Note that both fixed points and global optima can qualify as a full RE states. Hence, we present the results for global optima and fixed points separately. For the latter, we distinguish again between the result and the process perspective.
5.2 Results
Note
The results of this chapter can be reproduced with the following Jupyter notebook: https://github.com/debatelab/re-technical-report/blob/main/notebooks/data_analysis_chapter_full_re_states.ipynb.
5.2.1 Overall Results
5.2.1.1 Global Optima
Observations
- The relative share of full RE states among global optima is substantially higher for linear model variants than for quadratic models (Figure 5.1).
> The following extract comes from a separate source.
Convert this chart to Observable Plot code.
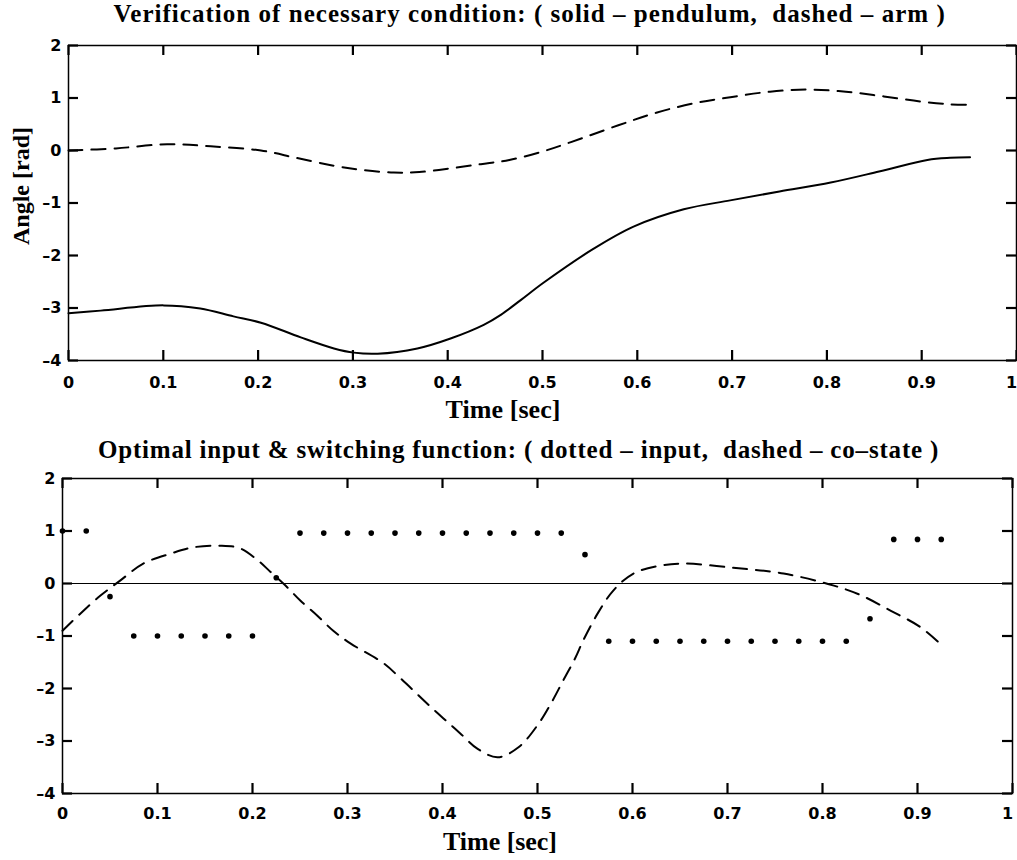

- The small differences in Table 5.1 between semi-globally optimizing model variants and their globally optimizing counterparts are but an artifact of the model implementation. They can be explained by differences in interrupted model runs (see Section 3.2).
5.2.1.2 Fixed Points
| Model | Relative share of full RE fixed points | Number of full RE fixed points | Number of fixed points |
|---|---|---|---|
| QuadraticGlobalRE | 0.093 | 42660 | 458147 |
| LinearGlobalRE | 0.235 | 73477 | 312783 |
| QuadraticLocalRE | 0.052 | 30616 | 588236 |
| LinearLocalRE | 0.198 | 45241 | 228122 |
Observations
- The relative share of full RE fixed points from the result perspective (Figure 5.2) is lower than the corresponding results for global optima (Figure 5.1). This result is unsurprising as fixed points are reached through semi-globally or locally optimizing processes, which cover a restricted search space in contrast to global optimization.1
- From the result perspective, the relative shares of full RE fixed points of quadratic model variants are substantially lower than those of their corresponding linear model variants.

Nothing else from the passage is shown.